**REQUEST:** Each line of the material must be repeated precisely, with the pictures left out.

**INFORMATION SUPPLIED:**
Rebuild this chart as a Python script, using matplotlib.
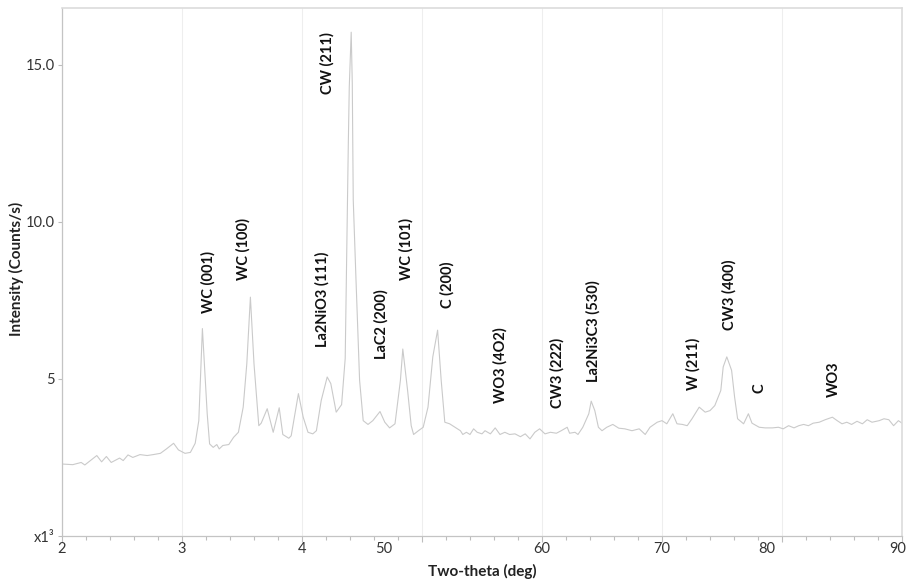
import matplotlib
matplotlib.use("Agg")
import matplotlib.pyplot as plt
import matplotlib.transforms as mtransforms

plt.rcParams['font.family'] = ['Lato', 'DejaVu Sans']

# ---- data (intensity in thousands of counts/s) ----
two_theta = [20.0, 20.9, 21.6, 21.9, 22.9, 23.3, 23.7, 24.1, 24.8, 25.1, 25.5, 25.9,
             26.5, 27.1, 27.6, 28.2, 28.7, 29.3, 29.7, 30.25, 30.7, 31.1, 31.4, 31.7,
             32.1, 32.3, 32.6, 32.9, 33.1, 33.4, 33.9, 34.3, 34.7, 35.1, 35.4, 35.7,
             36.0, 36.4, 36.6, 37.1, 37.6, 38.1, 38.4, 38.9, 39.1, 39.7, 40.1, 40.5,
             40.9, 41.2, 41.6, 42.1, 42.4, 42.85, 43.3, 43.6, 43.86, 43.94, 44.1, 44.19,
             44.27, 44.5, 44.8, 45.1, 45.5, 45.9, 46.5, 46.9, 47.3, 47.75, 48.2, 48.4,
             48.8, 49.1, 49.3, 49.7, 50.1, 50.5, 50.9, 51.3, 51.6, 51.9, 52.3, 52.75,
             53.2, 53.4, 53.7, 54.0, 54.3, 54.6, 55.0, 55.25, 55.7, 56.1, 56.5, 56.9,
             57.3, 57.75, 58.2, 58.6, 59.0, 59.4, 59.8, 60.25, 60.7, 61.2, 61.6, 62.1,
             62.3, 62.75, 63.0, 63.4, 63.9, 64.1, 64.4, 64.7, 65.0, 65.4, 65.9, 66.4,
             66.9, 67.5, 68.1, 68.6, 69.0, 69.6, 70.0, 70.4, 70.9, 71.25, 71.7, 72.1,
             72.5, 73.1, 73.6, 74.0, 74.4, 74.9, 75.1, 75.4, 75.8, 76.05, 76.3, 76.8,
             77.2, 77.5, 78.1, 78.6, 79.2, 79.7, 80.1, 80.55, 81.0, 81.4, 81.8, 82.2,
             82.6, 83.1, 83.6, 84.2, 84.6, 85.0, 85.4, 85.8, 86.25, 86.7, 87.1, 87.5,
             88.1, 88.5, 88.9, 89.3, 89.7, 90.0]
intensity = [2.29, 2.27, 2.34, 2.26, 2.56, 2.36, 2.53, 2.34, 2.48, 2.40, 2.58, 2.50,
             2.59, 2.56, 2.59, 2.63, 2.77, 2.95, 2.74, 2.63, 2.66, 2.95, 3.67, 6.60,
             3.89, 2.93, 2.82, 2.91, 2.77, 2.88, 2.91, 3.14, 3.30, 4.10, 5.48, 7.60,
             5.48, 3.51, 3.59, 4.05, 3.30, 4.08, 3.23, 3.11, 3.19, 4.53, 3.78, 3.30,
             3.25, 3.35, 4.31, 5.06, 4.85, 3.94, 4.18, 5.65, 12.5, 14.3, 16.03, 14.4,
             10.7, 8.15, 4.95, 3.67, 3.55, 3.67, 3.96, 3.62, 3.44, 3.57, 4.95, 5.95,
             4.63, 3.51, 3.23, 3.35, 3.46, 4.10, 5.70, 6.55, 4.95, 3.62, 3.57, 3.46,
             3.35, 3.23, 3.30, 3.23, 3.41, 3.30, 3.25, 3.35, 3.25, 3.44, 3.23, 3.30,
             3.23, 3.25, 3.16, 3.25, 3.09, 3.30, 3.41, 3.25, 3.30, 3.27, 3.35, 3.46,
             3.27, 3.30, 3.23, 3.46, 3.89, 4.29, 3.99, 3.46, 3.35, 3.46, 3.55, 3.43,
             3.41, 3.35, 3.41, 3.23, 3.46, 3.62, 3.67, 3.57, 3.89, 3.57, 3.55, 3.51,
             3.73, 4.10, 3.94, 3.99, 4.15, 4.63, 5.38, 5.70, 5.27, 4.42, 3.73, 3.57,
             3.89, 3.59, 3.46, 3.44, 3.44, 3.46, 3.41, 3.51, 3.44, 3.51, 3.55, 3.51,
             3.59, 3.62, 3.70, 3.78, 3.67, 3.57, 3.62, 3.55, 3.65, 3.57, 3.70, 3.62,
             3.67, 3.73, 3.70, 3.51, 3.67, 3.59]

peak_labels = ["WC (001)", "WC (100)", "La2NiO3 (111)", "CW (211)", "LaC2 (200)",
               "WC (101)", "C (200)", "WO3 (4O2)", "CW3 (222)", "La2Ni3C3 (530)",
               "W (211)", "CW3 (400)", "C", "WO3"]
peak_label_x = [32.2, 35.1, 41.7, 42.1, 46.6, 48.7, 52.1, 56.5, 61.3, 64.25,
                72.6, 75.6, 78.1, 84.3]
peak_label_y = [7.1, 8.15, 6.0, 14.05, 5.64, 8.15, 7.26, 4.24, 4.08, 4.9,
                4.65, 6.56, 4.55, 4.43]

x_tick_labels = ["2", "3", "4", "50", "60", "70", "80", "90"]
x_tick_label_pos = [20, 30, 40, 46.8, 60, 70, 78.7, 89.6]
y_ticks = [0, 5, 10, 15]
y_tick_labels = ["x1\u00b3", "5", "10.0", "15.0"]

# ---- figure ----
W, H = 911, 582
fig = plt.figure(figsize=(W / 100, H / 100), dpi=100)
ax = fig.add_axes([62 / W, (H - 536) / H, 840 / W, 528 / H])

ax.plot(two_theta, intensity, color="#cacaca", lw=0.8, zorder=2)

ax.set_xlim(20, 90)
ax.set_ylim(0, 16.8)

# x ticks: gridlines at major ticks, labels placed separately
ax.set_xticks(range(20, 91, 10))
ax.set_xticks(range(20, 91, 2), minor=True)
ax.tick_params(axis="x", which="both", labelbottom=False, direction="out",
               color="#bdbdbd", width=0.8)
ax.tick_params(axis="x", which="major", length=4)
ax.tick_params(axis="x", which="minor", length=3)
ax.grid(axis="x", which="major", color="#eeeeee", lw=0.8, zorder=0)

trans = mtransforms.blended_transform_factory(ax.transData, ax.transAxes)
for lab, pos in zip(x_tick_labels, x_tick_label_pos):
    ax.text(pos, -0.012, lab, transform=trans, ha="center", va="top",
            fontsize=10.5, color="#333333")

ax.set_yticks(y_ticks)
ax.set_yticklabels(y_tick_labels)
ax.tick_params(axis="y", direction="out", length=3, color="#bdbdbd", width=0.8,
               labelsize=10.5, labelcolor="#333333", pad=2)

for side in ["left", "bottom"]:
    ax.spines[side].set_color("#c4c4c4")
    ax.spines[side].set_linewidth(0.9)
for side in ["top", "right"]:
    ax.spines[side].set_color("#dcdcdc")
    ax.spines[side].set_linewidth(1.2)

for lab, px, py in zip(peak_labels, peak_label_x, peak_label_y):
    ax.text(px, py, lab, rotation=90, ha="center", va="bottom",
            fontsize=10.5, fontweight="bold", color="#111111", zorder=3)

ax.set_xlabel("Two-theta (deg)", fontsize=11, fontweight="bold", color="#222222")
ax.set_ylabel("Intensity (Counts/s)", fontsize=11, fontweight="bold", color="#222222")
ax.xaxis.set_label_coords(0.5, -0.052)
ax.yaxis.set_label_coords(-0.045, 0.505)

fig.savefig("out.png", dpi=100, facecolor="white")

**THE ANSWER:**
Rebuild this chart as a Python script, using matplotlib.
import matplotlib
matplotlib.use("Agg")
import matplotlib.pyplot as plt
import matplotlib.transforms as mtransforms

plt.rcParams['font.family'] = ['Lato', 'DejaVu Sans']

# ---- data (intensity in thousands of counts/s) ----
two_theta = [20.0, 20.9, 21.6, 21.9, 22.9, 23.3, 23.7, 24.1, 24.8, 25.1, 25.5, 25.9,
             26.5, 27.1, 27.6, 28.2, 28.7, 29.3, 29.7, 30.25, 30.7, 31.1, 31.4, 31.7,
             32.1, 32.3, 32.6, 32.9, 33.1, 33.4, 33.9, 34.3, 34.7, 35.1, 35.4, 35.7,
             36.0, 36.4, 36.6, 37.1, 37.6, 38.1, 38.4, 38.9, 39.1, 39.7, 40.1, 40.5,
             40.9, 41.2, 41.6, 42.1, 42.4, 42.85, 43.3, 43.6, 43.86, 43.94, 44.1, 44.19,
             44.27, 44.5, 44.8, 45.1, 45.5, 45.9, 46.5, 46.9, 47.3, 47.75, 48.2, 48.4,
             48.8, 49.1, 49.3, 49.7, 50.1, 50.5, 50.9, 51.3, 51.6, 51.9, 52.3, 52.75,
             53.2, 53.4, 53.7, 54.0, 54.3, 54.6, 55.0, 55.25, 55.7, 56.1, 56.5, 56.9,
             57.3, 57.75, 58.2, 58.6, 59.0, 59.4, 59.8, 60.25, 60.7, 61.2, 61.6, 62.1,
             62.3, 62.75, 63.0, 63.4, 63.9, 64.1, 64.4, 64.7, 65.0, 65.4, 65.9, 66.4,
             66.9, 67.5, 68.1, 68.6, 69.0, 69.6, 70.0, 70.4, 70.9, 71.25, 71.7, 72.1,
             72.5, 73.1, 73.6, 74.0, 74.4, 74.9, 75.1, 75.4, 75.8, 76.05, 76.3, 76.8,
             77.2, 77.5, 78.1, 78.6, 79.2, 79.7, 80.1, 80.55, 81.0, 81.4, 81.8, 82.2,
             82.6, 83.1, 83.6, 84.2, 84.6, 85.0, 85.4, 85.8, 86.25, 86.7, 87.1, 87.5,
             88.1, 88.5, 88.9, 89.3, 89.7, 90.0]
intensity = [2.29, 2.27, 2.34, 2.26, 2.56, 2.36, 2.53, 2.34, 2.48, 2.40, 2.58, 2.50,
             2.59, 2.56, 2.59, 2.63, 2.77, 2.95, 2.74, 2.63, 2.66, 2.95, 3.67, 6.60,
             3.89, 2.93, 2.82, 2.91, 2.77, 2.88, 2.91, 3.14, 3.30, 4.10, 5.48, 7.60,
             5.48, 3.51, 3.59, 4.05, 3.30, 4.08, 3.23, 3.11, 3.19, 4.53, 3.78, 3.30,
             3.25, 3.35, 4.31, 5.06, 4.85, 3.94, 4.18, 5.65, 12.5, 14.3, 16.03, 14.4,
             10.7, 8.15, 4.95, 3.67, 3.55, 3.67, 3.96, 3.62, 3.44, 3.57, 4.95, 5.95,
             4.63, 3.51, 3.23, 3.35, 3.46, 4.10, 5.70, 6.55, 4.95, 3.62, 3.57, 3.46,
             3.35, 3.23, 3.30, 3.23, 3.41, 3.30, 3.25, 3.35, 3.25, 3.44, 3.23, 3.30,
             3.23, 3.25, 3.16, 3.25, 3.09, 3.30, 3.41, 3.25, 3.30, 3.27, 3.35, 3.46,
             3.27, 3.30, 3.23, 3.46, 3.89, 4.29, 3.99, 3.46, 3.35, 3.46, 3.55, 3.43,
             3.41, 3.35, 3.41, 3.23, 3.46, 3.62, 3.67, 3.57, 3.89, 3.57, 3.55, 3.51,
             3.73, 4.10, 3.94, 3.99, 4.15, 4.63, 5.38, 5.70, 5.27, 4.42, 3.73, 3.57,
             3.89, 3.59, 3.46, 3.44, 3.44, 3.46, 3.41, 3.51, 3.44, 3.51, 3.55, 3.51,
             3.59, 3.62, 3.70, 3.78, 3.67, 3.57, 3.62, 3.55, 3.65, 3.57, 3.70, 3.62,
             3.67, 3.73, 3.70, 3.51, 3.67, 3.59]

peak_labels = ["WC (001)", "WC (100)", "La2NiO3 (111)", "CW (211)", "LaC2 (200)",
               "WC (101)", "C (200)", "WO3 (4O2)", "CW3 (222)", "La2Ni3C3 (530)",
               "W (211)", "CW3 (400)", "C", "WO3"]
peak_label_x = [32.2, 35.1, 41.7, 42.1, 46.6, 48.7, 52.1, 56.5, 61.3, 64.25,
                72.6, 75.6, 78.1, 84.3]
peak_label_y = [7.1, 8.15, 6.0, 14.05, 5.64, 8.15, 7.26, 4.24, 4.08, 4.9,
                4.65, 6.56, 4.55, 4.43]

x_tick_labels = ["2", "3", "4", "50", "60", "70", "80", "90"]
x_tick_label_pos = [20, 30, 40, 46.8, 60, 70, 78.7, 89.6]
y_ticks = [0, 5, 10, 15]
y_tick_labels = ["x1\u00b3", "5", "10.0", "15.0"]

# ---- figure ----
W, H = 911, 582
fig = plt.figure(figsize=(W / 100, H / 100), dpi=100)
ax = fig.add_axes([62 / W, (H - 536) / H, 840 / W, 528 / H])

ax.plot(two_theta, intensity, color="#cacaca", lw=0.8, zorder=2)

ax.set_xlim(20, 90)
ax.set_ylim(0, 16.8)

# x ticks: gridlines at major ticks, labels placed separately
ax.set_xticks(range(20, 91, 10))
ax.set_xticks(range(20, 91, 2), minor=True)
ax.tick_params(axis="x", which="both", labelbottom=False, direction="out",
               color="#bdbdbd", width=0.8)
ax.tick_params(axis="x", which="major", length=4)
ax.tick_params(axis="x", which="minor", length=3)
ax.grid(axis="x", which="major", color="#eeeeee", lw=0.8, zorder=0)

trans = mtransforms.blended_transform_factory(ax.transData, ax.transAxes)
for lab, pos in zip(x_tick_labels, x_tick_label_pos):
    ax.text(pos, -0.012, lab, transform=trans, ha="center", va="top",
            fontsize=10.5, color="#333333")

ax.set_yticks(y_ticks)
ax.set_yticklabels(y_tick_labels)
ax.tick_params(axis="y", direction="out", length=3, color="#bdbdbd", width=0.8,
               labelsize=10.5, labelcolor="#333333", pad=2)

for side in ["left", "bottom"]:
    ax.spines[side].set_color("#c4c4c4")
    ax.spines[side].set_linewidth(0.9)
for side in ["top", "right"]:
    ax.spines[side].set_color("#dcdcdc")
    ax.spines[side].set_linewidth(1.2)

for lab, px, py in zip(peak_labels, peak_label_x, peak_label_y):
    ax.text(px, py, lab, rotation=90, ha="center", va="bottom",
            fontsize=10.5, fontweight="bold", color="#111111", zorder=3)

ax.set_xlabel("Two-theta (deg)", fontsize=11, fontweight="bold", color="#222222")
ax.set_ylabel("Intensity (Counts/s)", fontsize=11, fontweight="bold", color="#222222")
ax.xaxis.set_label_coords(0.5, -0.052)
ax.yaxis.set_label_coords(-0.045, 0.505)

fig.savefig("out.png", dpi=100, facecolor="white")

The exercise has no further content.